You mean in your experimental design you have data in the way .zip and you want to convert .zip -> .d in the OpenMS experimental design?

jspaezp commented 1 year ago

Let me go back a bit ... just to make sure we are all in the same page.

If I wanted to set up a workflow with the file https://ftp.pride.ebi.ac.uk/pride/data/archive/2023/05/PXD037164/3817_TIMS2_2col-80m_37_1_Slot1-46_1_4768.d.zip; then I would build a .sdrf where that URL goes in the comment[file uri] column; therefore it would make a lot of sense to me that the comment[data file] column contains the filename from that URI (3817_TIMS2_2col-80m_37_1_Slot1-46_1_4768.d.zip).

nontheless, since we need the name in the experimental design (experimental_design, column Spectra_Filepath) to match the file name that the search engine will recieve, we would need to convert that .zip to .d.

'why do it in this stage?': Since there is now a flag in quantms that allow forcing the conversion of .d files to .mzML, makes more sense to me to allow the user to have the same starting .sdrf file, with any extension supported by the pipeline (d.gz, d.tar.gz, .d.tar, .d ...) and have the pipeline translate the extension, instead of having the user create an .sdrf with the "expected extension" of the output.

HAVING SAID THAT! even if that is not something you want, I will split the work on the testing side of things and submit a PR on it.
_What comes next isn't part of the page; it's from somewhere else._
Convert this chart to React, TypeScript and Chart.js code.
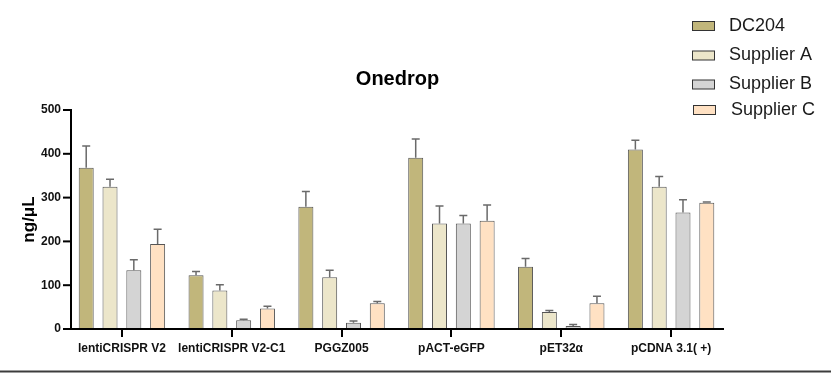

ypriverol commented 1 year ago

Ok, the idea is that we allow users to convert:

I actually in the logic validated that we have only some extensions supported like .d -> .d or .raw -> .mzML, etc. I agree with you that we should move to a more generic appraoch when we allow any type of conversion from any file type to any file type. I will do a PR with the new changes for you to review.